How to Transport a Cat By Car Long Distance
Are you planning on going on a long distance drive, but have nobody to look after your cat? Maybe you just feel the need to take the cat along. Either way, how to transport a cat by car over a long distance is what we are here to figure out right now.
Get a Good Cat Carrier
When it comes down to it, perhaps the most important thing to keep in mind when transporting your cat long distance by car is that you need a good cat carrier. You cannot have your cat roaming free around a car while driving; this would pose a serious risk to your own safety and ability to properly drive your car, plus it is not safe for the cat either. You don’t want to end up hitting the brakes due to traffic and have the cat flying around the car. Let’s talk about some factors to think about when choosing a cat carrier for long distance car travel.
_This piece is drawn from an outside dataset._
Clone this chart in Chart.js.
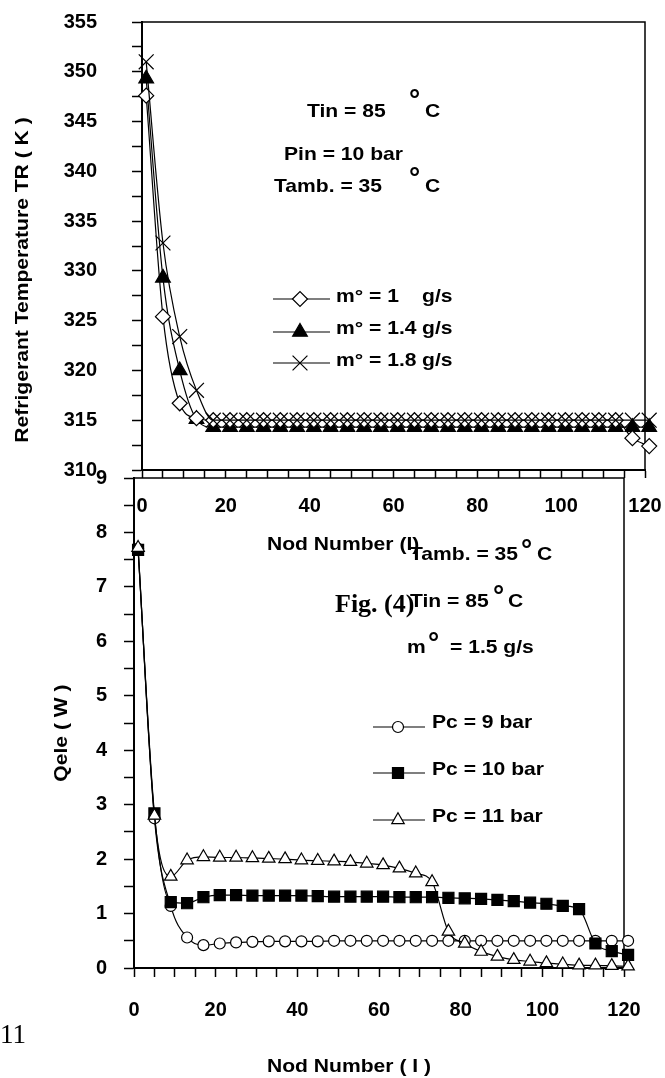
<!DOCTYPE html>
<html>
<head>
<meta charset="utf-8">
<script src="https://cdn.jsdelivr.net/npm/chart.js@4.4.1/dist/chart.umd.min.js"></script>
<style>
  html, body { margin: 0; padding: 0; background: #fff; }
  #page { position: relative; width: 665px; height: 1078px; overflow: hidden; }
  canvas { position: absolute; left: 0; }
  #temp-chart { top: 0; }
  #qele-chart { top: 400px; }
</style>
</head>
<body>
<div id="page">
  <canvas id="temp-chart" width="665" height="580"></canvas>
  <canvas id="qele-chart" width="665" height="678"></canvas>
</div>
<script>
// node numbers carrying a marker
const nodes = [1, 5, 9, 13, 17, 21, 25, 29, 33, 37, 41, 45, 49, 53, 57, 61,
  65, 69, 73, 77, 81, 85, 89, 93, 97, 101, 105, 109, 113, 117, 121];

// refrigerant temperature TR (K) for three mass flows
const tempM10 = [347.6, 325.4, 316.7, 315.2, 315.0, 315.0, 315.0, 315.0, 315.0, 315.0,
  315.0, 315.0, 315.0, 315.0, 315.0, 315.0, 315.0, 315.0, 315.0, 315.0, 315.0, 315.0,
  315.0, 315.0, 315.0, 315.0, 315.0, 315.0, 315.0, 313.2, 312.4];
const tempM14 = [349.3, 329.3, 320.0, 315.1, 314.3, 314.3, 314.3, 314.3, 314.3, 314.3,
  314.3, 314.3, 314.3, 314.3, 314.3, 314.3, 314.3, 314.3, 314.3, 314.3, 314.3, 314.3,
  314.3, 314.3, 314.3, 314.3, 314.3, 314.3, 314.3, 314.3, 314.3];
const tempM18 = [351.0, 332.8, 323.4, 318.0, 315.0, 315.0, 315.0, 315.0, 315.0, 315.0,
  315.0, 315.0, 315.0, 315.0, 315.0, 315.0, 315.0, 315.0, 315.0, 315.0, 315.0, 315.0,
  315.0, 315.0, 315.0, 315.0, 315.0, 315.0, 315.0, 315.0, 315.0];

// electric heat Qele (W) for three condenser pressures
const qelePc9 = [7.70, 2.75, 1.14, 0.56, 0.42, 0.45, 0.47, 0.48, 0.49, 0.49, 0.49, 0.49,
  0.50, 0.50, 0.50, 0.50, 0.50, 0.50, 0.50, 0.50, 0.50, 0.50, 0.50, 0.50, 0.50, 0.50,
  0.50, 0.50, 0.50, 0.50, 0.50];
const qelePc10 = [7.68, 2.84, 1.21, 1.19, 1.30, 1.34, 1.34, 1.33, 1.33, 1.33, 1.33, 1.32,
  1.31, 1.31, 1.31, 1.31, 1.30, 1.30, 1.30, 1.29, 1.28, 1.27, 1.25, 1.23, 1.20, 1.18,
  1.14, 1.08, 0.45, 0.31, 0.24];
const qelePc11 = [7.72, 2.80, 1.68, 1.98, 2.04, 2.03, 2.03, 2.02, 2.01, 2.00, 1.98, 1.97,
  1.96, 1.95, 1.92, 1.89, 1.83, 1.74, 1.58, 0.67, 0.45, 0.30, 0.21, 0.15, 0.12, 0.09,
  0.07, 0.05, 0.05, 0.04, 0.03];

// labelled ticks
const nodeLabels = [0, 20, 40, 60, 80, 100, 120];
const tempLabels = [310, 315, 320, 325, 330, 335, 340, 345, 350, 355];
const qeleLabels = [0, 1, 2, 3, 4, 5, 6, 7, 8, 9];

const SANS = "'Liberation Sans', Arial, Helvetica, sans-serif";
const SERIF = "'Liberation Serif', 'Times New Roman', serif";
const tickFont = { family: SANS, size: 20, weight: 'bold' };

Chart.defaults.color = '#000';
Chart.defaults.font.family = SANS;

function series(values, style, radius, fill, order) {
  return {
    data: values.map((v, i) => ({ x: nodes[i], y: v })),
    borderColor: '#000',
    borderWidth: 1.2,
    cubicInterpolationMode: 'monotone',
    pointStyle: style,
    pointRadius: radius,
    pointBackgroundColor: fill,
    pointBorderColor: '#000',
    pointBorderWidth: 1.2,
    clip: false,
    order: order
  };
}

function nodeAxis(tickLen, pad, height) {
  return {
    type: 'linear',
    min: 0,
    max: 120,
    border: { color: '#000', width: 2 },
    grid: { drawOnChartArea: false, color: '#000', tickLength: tickLen, tickWidth: 1.5 },
    ticks: {
      stepSize: 5,
      autoSkip: false,
      maxRotation: 0,
      padding: pad,
      font: tickFont,
      callback: v => nodeLabels.includes(v) ? v : ''
    },
    afterFit: s => { s.height = height; s.paddingLeft = 0; s.paddingRight = 0; }
  };
}

function valueAxis(min, max, step, labels, pad, width) {
  return {
    type: 'linear',
    min: min,
    max: max,
    border: { color: '#000', width: 2 },
    grid: { drawOnChartArea: false, color: '#000', tickLength: 10, tickWidth: 1.5 },
    ticks: {
      stepSize: step,
      autoSkip: false,
      padding: pad,
      font: tickFont,
      callback: v => labels.includes(v) ? v : ''
    },
    afterFit: s => { s.width = width; s.paddingTop = 0; s.paddingBottom = 0; }
  };
}

// top and right edges of the plot box
const frame = {
  id: 'frame',
  beforeDatasetsDraw(chart) {
    const a = chart.chartArea, ctx = chart.ctx;
    ctx.save();
    ctx.strokeStyle = '#000';
    ctx.lineWidth = 1.5;
    ctx.beginPath();
    ctx.moveTo(a.left, a.top);
    ctx.lineTo(a.right, a.top);
    ctx.lineTo(a.right, a.bottom);
    ctx.stroke();
    ctx.restore();
  }
};

// legend sample: short line with the dataset's marker on it
function keyPlugin(rows, dy) {
  return {
    id: 'key',
    afterDraw(chart) {
      const ctx = chart.ctx;
      rows.forEach(r => {
        const ds = chart.data.datasets[r.ds];
        const y = r.y - dy;
        ctx.save();
        ctx.strokeStyle = '#000';
        ctx.lineWidth = 1.2;
        ctx.beginPath();
        ctx.moveTo(r.x0, y);
        ctx.lineTo(r.x1, y);
        ctx.stroke();
        ctx.fillStyle = ds.pointBackgroundColor;
        ctx.lineWidth = ds.pointBorderWidth;
        Chart.helpers.drawPoint(ctx, {
          pointStyle: ds.pointStyle, radius: ds.pointRadius, rotation: 0, borderWidth: ds.pointBorderWidth
        }, r.mx, y);
        ctx.restore();
      });
    }
  };
}

// free text: conditions, legend labels, axis titles
function notesPlugin(items, dy) {
  return {
    id: 'notes',
    afterDraw(chart) {
      const ctx = chart.ctx;
      items.forEach(n => {
        ctx.save();
        ctx.fillStyle = '#000';
        ctx.font = n.deg ? 'bold 28px ' + SANS : (n.font || 'bold 18.5px ' + SANS);
        ctx.textAlign = n.align || 'left';
        ctx.textBaseline = n.base || 'alphabetic';
        ctx.translate(n.x, n.y - dy);
        if (n.rot) ctx.rotate(n.rot * Math.PI / 180);
        const sx = n.sx !== undefined ? n.sx : (n.deg ? 1 : 1.14);
        ctx.scale(sx, 1);
        ctx.fillText(n.t, 0, 0);
        ctx.restore();
      });
    }
  };
}

const tempNotes = [
  { t: 'Tin = 85', x: 307, y: 117 },
  { t: '°', x: 409, y: 109, deg: true },
  { t: 'C', x: 425, y: 117 },
  { t: 'Pin = 10 bar', x: 284, y: 160 },
  { t: 'Tamb. = 35', x: 274, y: 192 },
  { t: '°', x: 409, y: 187, deg: true },
  { t: 'C', x: 425, y: 192 },
  { t: 'm° = 1', x: 336, y: 302 },
  { t: 'g/s', x: 422, y: 302 },
  { t: 'm° = 1.4', x: 336, y: 334 },
  { t: 'g/s', x: 422, y: 334 },
  { t: 'm° = 1.8', x: 336, y: 366 },
  { t: 'g/s', x: 422, y: 366 },
  { t: 'Nod Number (I)', x: 267, y: 550 },
  { t: 'Refrigerant Temperature TR ( K )', x: 23, y: 280, rot: -90, align: 'center', base: 'middle' }
];

const qeleNotes = [
  { t: 'Tamb. = 35', x: 410, y: 560 },
  { t: '°', x: 521, y: 559, deg: true },
  { t: 'C', x: 537, y: 560 },
  { t: 'Fig. (4)', x: 335, y: 612, font: 'bold 26px ' + SERIF, sx: 1 },
  { t: 'Tin = 85', x: 410, y: 607 },
  { t: '°', x: 493, y: 605, deg: true },
  { t: 'C', x: 508, y: 607 },
  { t: 'm', x: 407, y: 653 },
  { t: '°', x: 428, y: 652, deg: true },
  { t: '= 1.5 g/s', x: 450, y: 653 },
  { t: 'Pc = 9 bar', x: 432, y: 728 },
  { t: 'Pc = 10 bar', x: 432, y: 775 },
  { t: 'Pc = 11 bar', x: 432, y: 822 },
  { t: 'Nod Number ( I )', x: 267, y: 1072 },
  { t: 'Qele ( W )', x: 62, y: 733, rot: -90, align: 'center', base: 'middle' },
  { t: '11', x: 0, y: 1043, font: '27px ' + SERIF, sx: 1 }
];

const baseOptions = {
  responsive: false,
  animation: false,
  events: [],
  devicePixelRatio: 1,
  plugins: { legend: { display: false }, tooltip: { enabled: false } }
};

// refrigerant temperature chart
const tempChart = new Chart(document.getElementById('temp-chart'), {
  type: 'line',
  data: {
    datasets: [
      series(tempM10, 'rectRot', 7.5, '#fff', 1),
      series(tempM14, 'triangle', 8.5, '#000', 2),
      series(tempM18, 'crossRot', 10.5, '#fff', 0)
    ]
  },
  options: Object.assign({}, baseOptions, {
    layout: { padding: { left: 0, top: 22, right: 20, bottom: 0 } },
    scales: {
      x: nodeAxis(8, 16, 110),
      y: valueAxis(310, 355, 2.5, tempLabels, 35, 142)
    }
  }),
  plugins: [frame,
    keyPlugin([
      { ds: 0, y: 299, x0: 273, x1: 330, mx: 300 },
      { ds: 1, y: 332, x0: 273, x1: 330, mx: 300 },
      { ds: 2, y: 363, x0: 273, x1: 330, mx: 300 }
    ], 0),
    notesPlugin(tempNotes, 0)]
});

// electric heat chart
const qeleChart = new Chart(document.getElementById('qele-chart'), {
  type: 'line',
  data: {
    datasets: [
      series(qelePc9, 'circle', 5.5, '#fff', 2),
      series(qelePc10, 'rect', 7.8, '#000', 1),
      series(qelePc11, 'triangle', 7.2, '#fff', 0)
    ]
  },
  options: Object.assign({}, baseOptions, {
    layout: { padding: { left: 0, top: 78, right: 41, bottom: 0 } },
    scales: {
      x: nodeAxis(9, 21, 110),
      y: valueAxis(0, 9, 0.5, qeleLabels, 17, 134)
    }
  }),
  plugins: [frame,
    keyPlugin([
      { ds: 0, y: 727, x0: 373, x1: 425, mx: 398 },
      { ds: 1, y: 773, x0: 373, x1: 425, mx: 398 },
      { ds: 2, y: 820, x0: 373, x1: 425, mx: 398 }
    ], 400),
    notesPlugin(qeleNotes, 400)]
});
</script>
</body>
</html>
For one, you do want to go with a hard shell cat carrier, not one with soft walls. Now, soft wall cat carriers might be smaller, lighter, and easier to transport, but these really are not the main features to look for in this regard. A good hard shell cat carrier will help keep your cat safe. A soft walled carrier won’t be able to absorb the same impact in the event that you hit the brakes. Moreover, hard shell cat carriers tend to be a bit roomier and specially designed for things like car travel. A soft sided cat carrier is not ideal for long distance car travel.
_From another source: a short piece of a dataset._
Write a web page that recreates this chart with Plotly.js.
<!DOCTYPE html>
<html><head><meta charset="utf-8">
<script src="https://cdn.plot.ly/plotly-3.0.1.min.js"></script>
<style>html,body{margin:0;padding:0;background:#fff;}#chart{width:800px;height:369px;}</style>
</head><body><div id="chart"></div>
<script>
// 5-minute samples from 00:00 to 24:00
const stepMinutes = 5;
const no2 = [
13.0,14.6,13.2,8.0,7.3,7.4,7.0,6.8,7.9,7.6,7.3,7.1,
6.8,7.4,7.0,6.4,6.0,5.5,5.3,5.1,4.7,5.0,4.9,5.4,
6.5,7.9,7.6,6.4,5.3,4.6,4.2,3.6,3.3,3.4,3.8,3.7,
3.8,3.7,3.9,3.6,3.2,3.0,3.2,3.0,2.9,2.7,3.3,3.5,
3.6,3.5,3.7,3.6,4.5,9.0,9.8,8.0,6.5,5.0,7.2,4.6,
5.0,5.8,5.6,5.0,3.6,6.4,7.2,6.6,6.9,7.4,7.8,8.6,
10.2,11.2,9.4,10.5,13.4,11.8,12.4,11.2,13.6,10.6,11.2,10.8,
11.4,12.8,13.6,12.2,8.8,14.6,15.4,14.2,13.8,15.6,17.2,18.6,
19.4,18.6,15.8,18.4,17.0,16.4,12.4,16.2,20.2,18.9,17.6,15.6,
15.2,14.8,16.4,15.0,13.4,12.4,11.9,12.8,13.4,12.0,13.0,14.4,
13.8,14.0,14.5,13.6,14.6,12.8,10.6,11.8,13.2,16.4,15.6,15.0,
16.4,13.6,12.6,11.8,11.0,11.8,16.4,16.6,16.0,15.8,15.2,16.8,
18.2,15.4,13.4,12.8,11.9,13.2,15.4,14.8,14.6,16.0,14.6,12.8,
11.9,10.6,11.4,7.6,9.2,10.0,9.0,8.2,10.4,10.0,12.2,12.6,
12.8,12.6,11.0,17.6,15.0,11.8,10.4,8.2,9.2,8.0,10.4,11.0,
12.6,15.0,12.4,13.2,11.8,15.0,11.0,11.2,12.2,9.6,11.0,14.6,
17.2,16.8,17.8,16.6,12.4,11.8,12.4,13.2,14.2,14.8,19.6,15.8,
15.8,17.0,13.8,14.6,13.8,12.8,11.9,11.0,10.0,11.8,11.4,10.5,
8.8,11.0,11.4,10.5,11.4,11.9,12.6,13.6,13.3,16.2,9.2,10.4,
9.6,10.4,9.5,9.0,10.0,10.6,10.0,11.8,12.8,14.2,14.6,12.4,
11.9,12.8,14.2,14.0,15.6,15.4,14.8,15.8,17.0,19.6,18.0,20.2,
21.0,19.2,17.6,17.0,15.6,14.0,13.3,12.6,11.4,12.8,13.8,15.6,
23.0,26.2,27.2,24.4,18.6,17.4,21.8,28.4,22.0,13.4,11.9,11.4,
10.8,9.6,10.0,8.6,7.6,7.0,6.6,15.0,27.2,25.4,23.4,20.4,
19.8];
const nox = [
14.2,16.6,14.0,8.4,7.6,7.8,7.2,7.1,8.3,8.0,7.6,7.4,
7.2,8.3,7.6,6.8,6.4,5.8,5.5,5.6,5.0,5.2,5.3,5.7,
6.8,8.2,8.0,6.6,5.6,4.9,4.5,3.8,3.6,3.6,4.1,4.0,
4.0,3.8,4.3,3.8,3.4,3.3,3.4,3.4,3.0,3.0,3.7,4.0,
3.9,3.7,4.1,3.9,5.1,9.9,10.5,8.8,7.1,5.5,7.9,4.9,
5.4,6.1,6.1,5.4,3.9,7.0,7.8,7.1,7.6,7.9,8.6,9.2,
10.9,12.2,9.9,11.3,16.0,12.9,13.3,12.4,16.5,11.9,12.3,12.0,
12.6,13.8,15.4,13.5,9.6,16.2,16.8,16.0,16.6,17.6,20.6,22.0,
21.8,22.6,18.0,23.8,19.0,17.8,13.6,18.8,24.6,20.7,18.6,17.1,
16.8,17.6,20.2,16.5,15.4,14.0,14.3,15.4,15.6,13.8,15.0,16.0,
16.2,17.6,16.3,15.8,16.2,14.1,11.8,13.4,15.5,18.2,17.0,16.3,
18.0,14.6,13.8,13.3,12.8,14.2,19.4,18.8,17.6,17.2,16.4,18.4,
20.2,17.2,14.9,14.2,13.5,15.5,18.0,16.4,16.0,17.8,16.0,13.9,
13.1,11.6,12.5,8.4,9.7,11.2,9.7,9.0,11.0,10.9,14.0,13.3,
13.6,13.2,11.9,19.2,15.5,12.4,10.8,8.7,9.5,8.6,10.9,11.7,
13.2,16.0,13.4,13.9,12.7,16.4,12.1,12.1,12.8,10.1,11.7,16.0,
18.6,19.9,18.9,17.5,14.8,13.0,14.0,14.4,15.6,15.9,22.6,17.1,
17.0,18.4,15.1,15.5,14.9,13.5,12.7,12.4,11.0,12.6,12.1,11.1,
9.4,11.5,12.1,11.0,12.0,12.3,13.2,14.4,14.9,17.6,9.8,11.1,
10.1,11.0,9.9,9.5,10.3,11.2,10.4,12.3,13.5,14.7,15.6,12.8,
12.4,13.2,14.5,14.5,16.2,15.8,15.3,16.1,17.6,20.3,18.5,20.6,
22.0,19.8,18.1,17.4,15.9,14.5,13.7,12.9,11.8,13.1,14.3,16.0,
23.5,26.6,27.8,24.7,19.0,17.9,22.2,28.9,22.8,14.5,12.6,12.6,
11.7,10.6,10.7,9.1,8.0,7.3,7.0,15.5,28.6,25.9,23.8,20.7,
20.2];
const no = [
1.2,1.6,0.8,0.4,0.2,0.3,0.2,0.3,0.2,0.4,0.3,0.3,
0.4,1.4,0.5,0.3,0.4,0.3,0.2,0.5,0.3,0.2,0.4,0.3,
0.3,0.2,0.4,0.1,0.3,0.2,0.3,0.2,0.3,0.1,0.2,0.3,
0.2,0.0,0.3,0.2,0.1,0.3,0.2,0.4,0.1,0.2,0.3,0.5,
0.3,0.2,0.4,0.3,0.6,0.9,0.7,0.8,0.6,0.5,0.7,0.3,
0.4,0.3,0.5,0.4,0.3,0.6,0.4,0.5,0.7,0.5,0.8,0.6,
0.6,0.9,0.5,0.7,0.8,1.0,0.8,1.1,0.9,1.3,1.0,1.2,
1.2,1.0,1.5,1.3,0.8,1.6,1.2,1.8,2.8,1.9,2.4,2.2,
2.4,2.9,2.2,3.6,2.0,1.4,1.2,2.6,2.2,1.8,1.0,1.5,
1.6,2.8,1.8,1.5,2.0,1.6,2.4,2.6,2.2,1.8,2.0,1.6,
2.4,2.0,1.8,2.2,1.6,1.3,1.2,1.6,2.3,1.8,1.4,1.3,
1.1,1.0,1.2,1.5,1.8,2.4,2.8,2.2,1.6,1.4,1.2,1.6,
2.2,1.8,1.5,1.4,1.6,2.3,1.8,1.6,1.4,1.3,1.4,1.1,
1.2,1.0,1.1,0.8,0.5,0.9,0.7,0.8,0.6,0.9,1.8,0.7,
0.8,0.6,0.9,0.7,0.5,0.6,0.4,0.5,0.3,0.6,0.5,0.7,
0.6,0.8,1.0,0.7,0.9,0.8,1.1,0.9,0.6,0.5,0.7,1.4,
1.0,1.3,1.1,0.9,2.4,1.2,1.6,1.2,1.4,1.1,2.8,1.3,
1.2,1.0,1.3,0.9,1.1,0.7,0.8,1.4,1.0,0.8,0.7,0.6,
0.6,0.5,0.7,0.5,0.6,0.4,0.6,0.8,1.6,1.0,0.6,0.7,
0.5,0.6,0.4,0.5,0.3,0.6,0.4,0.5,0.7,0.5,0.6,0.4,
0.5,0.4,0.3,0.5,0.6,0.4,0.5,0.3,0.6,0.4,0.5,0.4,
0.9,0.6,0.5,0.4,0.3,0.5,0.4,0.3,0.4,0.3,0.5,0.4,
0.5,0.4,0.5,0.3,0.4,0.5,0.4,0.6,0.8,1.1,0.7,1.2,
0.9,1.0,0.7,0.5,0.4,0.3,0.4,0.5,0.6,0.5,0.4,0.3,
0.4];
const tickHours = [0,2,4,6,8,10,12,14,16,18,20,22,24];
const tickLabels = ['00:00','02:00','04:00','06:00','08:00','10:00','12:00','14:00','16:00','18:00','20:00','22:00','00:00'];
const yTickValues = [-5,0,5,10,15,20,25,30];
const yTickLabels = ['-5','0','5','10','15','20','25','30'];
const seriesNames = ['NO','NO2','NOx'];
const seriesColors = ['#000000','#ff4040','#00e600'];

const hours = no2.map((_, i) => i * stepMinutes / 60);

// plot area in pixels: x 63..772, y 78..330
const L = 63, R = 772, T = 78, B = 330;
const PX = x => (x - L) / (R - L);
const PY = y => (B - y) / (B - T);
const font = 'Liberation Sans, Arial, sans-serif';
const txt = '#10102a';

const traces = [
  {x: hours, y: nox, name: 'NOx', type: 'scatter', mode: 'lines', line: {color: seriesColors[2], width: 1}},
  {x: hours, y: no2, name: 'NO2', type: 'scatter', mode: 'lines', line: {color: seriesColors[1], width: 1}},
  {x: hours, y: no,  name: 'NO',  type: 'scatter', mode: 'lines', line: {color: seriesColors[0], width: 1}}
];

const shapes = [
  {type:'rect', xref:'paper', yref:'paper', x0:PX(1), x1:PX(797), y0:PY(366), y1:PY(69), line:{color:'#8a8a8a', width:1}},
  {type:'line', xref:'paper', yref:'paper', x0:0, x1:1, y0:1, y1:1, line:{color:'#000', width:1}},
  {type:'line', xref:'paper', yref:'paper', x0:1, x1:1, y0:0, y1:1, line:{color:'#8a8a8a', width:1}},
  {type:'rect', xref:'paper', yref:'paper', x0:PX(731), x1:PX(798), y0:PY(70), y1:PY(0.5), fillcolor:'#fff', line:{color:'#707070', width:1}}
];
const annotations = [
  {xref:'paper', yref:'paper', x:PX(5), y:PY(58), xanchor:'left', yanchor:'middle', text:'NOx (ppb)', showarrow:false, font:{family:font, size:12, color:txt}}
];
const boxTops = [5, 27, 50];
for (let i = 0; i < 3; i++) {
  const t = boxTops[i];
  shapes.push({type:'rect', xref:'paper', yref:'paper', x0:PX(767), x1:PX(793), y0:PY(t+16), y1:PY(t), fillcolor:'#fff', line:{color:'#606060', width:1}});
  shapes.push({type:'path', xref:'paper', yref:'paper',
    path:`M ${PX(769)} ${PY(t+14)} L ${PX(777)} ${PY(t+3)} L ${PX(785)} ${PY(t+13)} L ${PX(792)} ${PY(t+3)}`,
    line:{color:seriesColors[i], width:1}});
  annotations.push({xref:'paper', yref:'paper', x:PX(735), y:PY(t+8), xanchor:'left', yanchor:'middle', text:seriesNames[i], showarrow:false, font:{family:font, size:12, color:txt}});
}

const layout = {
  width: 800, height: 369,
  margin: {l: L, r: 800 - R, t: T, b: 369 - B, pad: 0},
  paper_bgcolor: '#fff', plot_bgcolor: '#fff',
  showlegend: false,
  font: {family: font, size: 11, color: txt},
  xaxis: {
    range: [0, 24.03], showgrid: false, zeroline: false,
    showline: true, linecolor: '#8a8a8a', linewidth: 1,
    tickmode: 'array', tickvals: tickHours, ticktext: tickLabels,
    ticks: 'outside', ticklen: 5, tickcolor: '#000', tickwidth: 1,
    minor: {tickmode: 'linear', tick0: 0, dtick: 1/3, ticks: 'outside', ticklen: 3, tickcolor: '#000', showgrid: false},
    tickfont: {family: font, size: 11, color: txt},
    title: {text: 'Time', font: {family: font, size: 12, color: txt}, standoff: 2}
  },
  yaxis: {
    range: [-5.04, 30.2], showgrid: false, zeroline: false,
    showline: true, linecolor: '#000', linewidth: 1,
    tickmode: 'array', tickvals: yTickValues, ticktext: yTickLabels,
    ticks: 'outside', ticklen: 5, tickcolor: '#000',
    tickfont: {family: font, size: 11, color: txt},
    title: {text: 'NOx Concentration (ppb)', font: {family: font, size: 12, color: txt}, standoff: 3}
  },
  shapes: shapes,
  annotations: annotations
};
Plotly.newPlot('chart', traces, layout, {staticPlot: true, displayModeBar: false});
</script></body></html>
Do make sure that the cat carrier in question is more than large enough to easily accommodate your cat. Sure, those mini carriers that have just enough room to fit the cat are fine for short trips to the vet and back, but that is about it.
When it comes to long distance car travel, you want there to be plenty of room for the cat, at least so it can easily stand up and turn around, and maybe even do a bit of pacing back and forth. Remember that you want to have enough room there, potentially for some toys, a blanket, a water dish, and maybe even a small litter box.
Next, make sure that the cat carrier which you get has good ventilation. You want your cat to get plenty of fresh air in there, plus having good ventilation also means letting light in. On that same note, having some slits present will allow you to see inside of the cat carrier so you can keep an eye on things.
Finally, make sure that the cat carrier in question has good bedding. You want something really soft, thick, and plush, so your cat has a comfortable place to sleep on while you travel. Not only will a soft layer in the bottom help keep your cat comfy, but it will also ensure that the impacts created from driving will be absorbed instead of transferred to your cat.
Get the Cat Used to the Carrier and to the Car Before the Trip
Now, cats can be a bit fearful and wary of new things which they have never seen before, and yes, this can include both the cat carrier and the car itself. Therefore, you do not want to stick your cat in a carrier, and put that carrier in the car, for the very first time the day of your trip. You can use patience and bribe your cat with snacks if needed. However, the main point here is that you do need to get your cat accustomed to being in a car and inside of a carrier well before you take the actual trip.
If you have a cat that is fearful of the carrier and of car travel, it will make a lot of noise, it will be anxious, and chances are that it is going to urinate or defecate in the car too, simply due to being afraid and nervous.
Remember Food and Water + Some Other Essentials
The next tip to keep in mind when it comes to transporting a cat long distances by car is that you are going to need to bring some essentials along. Just like with people, cats need essentials too. So, what do you need to bring with you to keep your cat healthy, happy, and content for the duration of the journey?
Just like us humans, cats need food and water. Therefore, be sure to bring along your cat’s water and food dishes, as well as lots of fresh water, and yes, their food too. Bring your cat’s favorite treats, so when it gets nervous or anxious, you have something to calm it down.
Cats tend to be pretty active in the grand scheme of things, and in terms of long distance car travel, your cat is undoubtedly going to get bored. When cats get bored, they start causing trouble or making noise. So, it is absolutely recommended that you bring a long a few of your cat’s favorite toys so it can keep busy for the duration of the journey.
Something else to keep in mind is that cats need to go to the bathroom, so you will probably want to get a small litter-box and put it inside of the cat carrier. Moreover, cars are tight spaces, so you also want to bring along the proper items for immediate disposal of used litter. Scoops and bags are the minimum here, because cats can really stink things up, especially in a cramped space like a car.
The bottom line is that transporting a cat in a car is really not all that hard. But you do want to take the proper steps and precautions, and have the right items with you too. It all starts with a good cat carrier.